An aptly-named role-playing game
Nostalgia is an old-school turn-based role-playing game that is somewhat reminiscent of the Dragon Quest games. It concerns the exploits of a teenager named Eddie, who is searching for his missing father, and his friends, who each find their own significance in a larger, predictably world-saving plot. While suffering the same kinds of flaws that a game of this genre normally does, Nostalgia proves itself to be a fun and engaging role-playing romp with likable characters and lots to see and do. The battle system, while fairly standardized, has its own quirks that keep combat fresh.
Exploration is divided between towns and dungeons, while overworld traversal takes place on a customizable dirigible. Since the game takes place on a steampunk version of Earth, you'll be flying from continent to continent, often touching down in familiar locales such as London and New York. Towns are littered with standard RPG locales, such as the local armor and weapon shops, inns, and pubs. New to the scene are airship docks, where you can buy and equip new components for your zeppelin, and Adventurer Association branches, where you can pick up side quests. The Adventures Association, centralizes all your side quests — you don't have to wander around looking for people. However, I will save you some trouble: whenever a quest summary includes talking to a person, be sure to talk to the person before going on the quest. The quest itself will not trigger until you make contact with the relevant NPC.
Dungeons are laid out as mazes with multiple floors, lots of monsters, and treasure chests scattered around. Many side quests take you back into completed dungeons, which is useful for level-grinding. Leveling up is quite natural and occurs with surprising frequency. Battles are traditional menu-based affairs. Handily, your characters' stats are displayed on the lower screen, as is a turn order that displays who will go next during the fight. This is especially handy for setting up stat boosts, item usage, and healing spells. Magic attacks — "skills" here — take center stage as their use is encouraged in battles and honed outside of it. Whenever you level up, you gain a certain amount of skill points that are shared between all characters.

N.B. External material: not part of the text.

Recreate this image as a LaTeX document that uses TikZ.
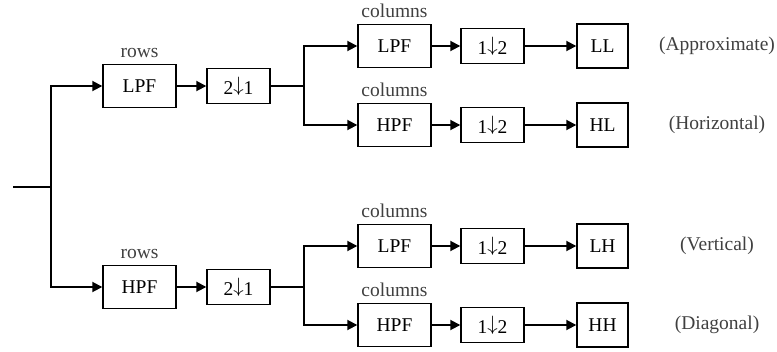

These points can be allocated to magic attacks in order to level them up. In this way, you can tailor your character's attacks to your preferred fighting method.
Airship battles are more interesting. Each character mans a specific weapon on the ship, and can cast their own airship-based magic attacks. Enemies can attack from three directions, but some weapons, such as the cannon, can only attack in certain directions. Enemies can also change which direction they attack from, but you cannot. In general, airship battles are more strategic than dungeon fights, and they are more enjoyable than the standard fare.
The graphics are 3D, and they look very good. The aesthetic is similar to that of the DS remakes of Dragon Quest 3 and 4, which is not surprising considering they were developed by the same team (Matrix Software). The characters animate well, but there's a certain emotional void in their unchanging expressions. The environments are impressively large, but there's plenty of fog in the overworld to obscure pop-up, which still occurs. The music is good but not memorable, and it's jarring to read scrolling text without any sort of sound cue. If you're not paying attention, it's easy to lose track of who's talking during a scene of dialogue.
Nostalgia is a classic RPG with enough tweaks to make it feel new, and it's very enjoyable because of that. It's a no-brainer if you like the genre, and even newcomers will find something to like.